Oto kilka praktycznych wskazówek:
- Nastolatki potrzebują akceptacji i afiliacji w relacji. By to zaspokoić, dobrze jest spotykać się z Bliskimi Osobami poza lekcjami po 16.00 w miarę możliwości (oczywiście, by nie zaniedbywać obowiązków). Wszyscy potrzebujemy bowiem bliskości społecznej.
- Edukacja zdalna może także mieć dobroczynne działanie np. na wcześniejszych tzw. błaznów klasowych. Aktualnie mogą nie mieć pozytywnych wzmocnień dla swoich negatywnych zachowań.
- Warto wspominać czasy, kiedy razem, jako team coś robiliśmy – np. na lekcji wychowawczej.
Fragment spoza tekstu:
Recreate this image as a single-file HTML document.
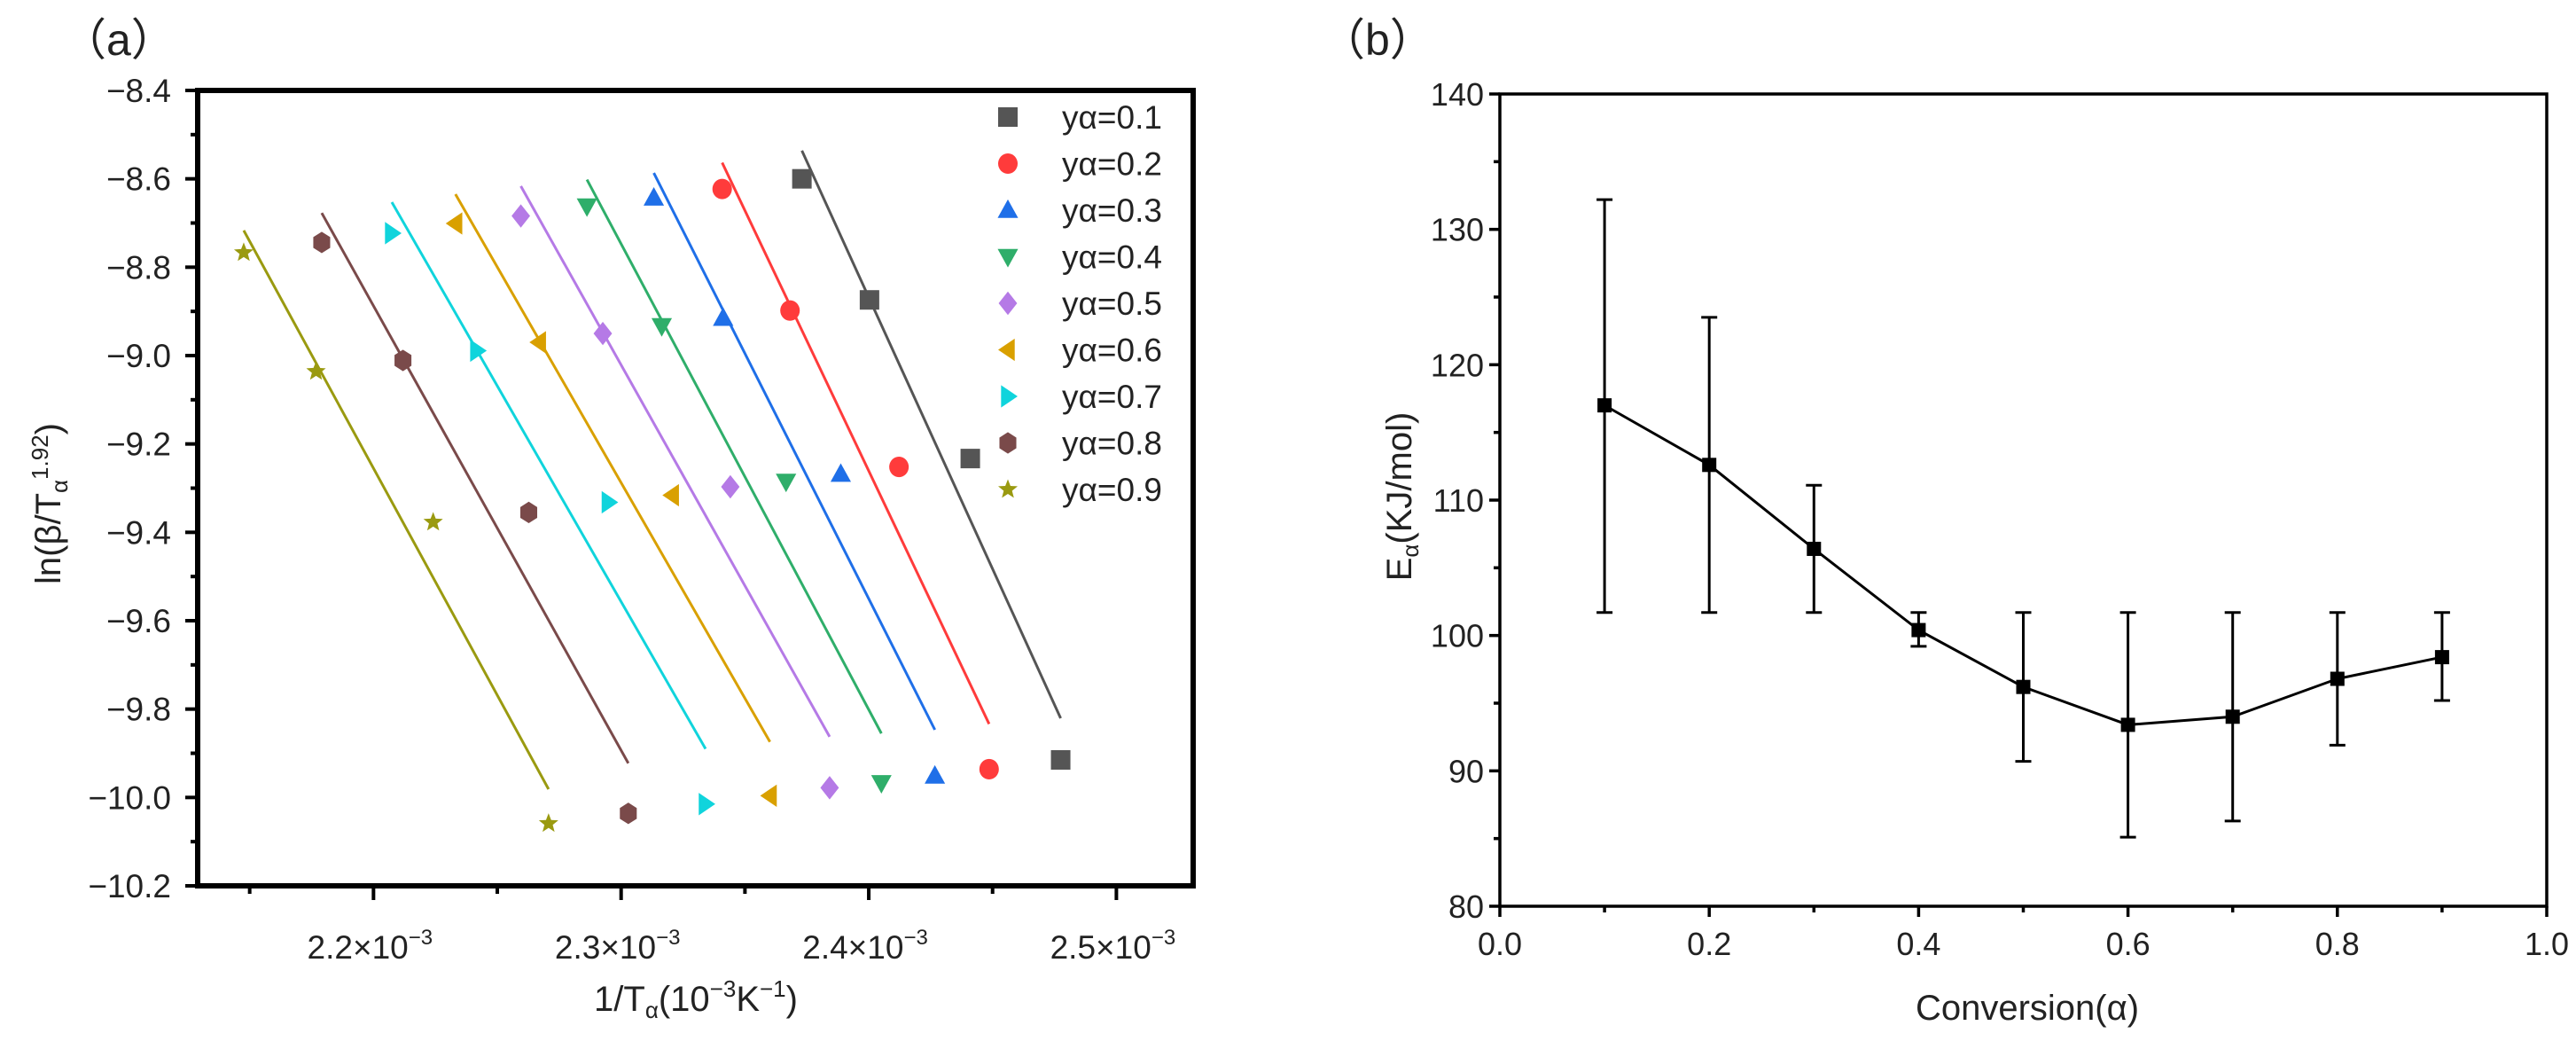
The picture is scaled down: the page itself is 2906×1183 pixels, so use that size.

- Relacje w edukacji zdalnej są tak samo ważne, jak przed pandemią.
- Przebywając ze sobą online, warto zrobić razem coś fajnego, np. chociaż chwilę porozmawiać o tym, jak kto się czuję, co jadł kto na śniadanie, założyć razem coś zielonego.
- Warto zadbać o ruch, ćwiczenia fizyczne. Dobrze codziennie wyjść na spacer, pobiegać, czy wybrać się samemu lub z kimś na trening.
- Warto zadbać też prawidłową dietę. Śmieciowe jedzenie spożywane w
nadmiernych ilościach, może być zgubne dla naszej psychiki. - Pomimo trudności warto codziennie zadbać o trening wdzięczności. Może przed snem, warto uzmysłowić sobie 5 sytuacji, rzeczy, które były dla nas miłe danego dnia. Nie muszą to być spektakularne wydarzenia, ale budowanie dobrych relacji, też zależy od drobnych rzeczy.
- Nikt z nas nie jest samotną wyspą i potrzebujemy siebie nawzajem. Szukajmy kontaktów z ludźmi, którzy mają na nas dobroczynny wpływ. Nasz mózg, by się rozwijać, potrzebuje kontaktów z innymi ludźmi, to może być dodatkowe środowisko rówieśnicze, np. ministrantura, drużyna sportowa.
- Dbajmy, by pozytywnie zarażać się emocjonalnie. Kiedy nauczyciel, rodzic jest spokojny, uczeń niejako może nasiąkać tym opanowaniem.
- W razie potrzeby, korzystajmy z pomocy specjalistów, np. pedagoga, psychologa.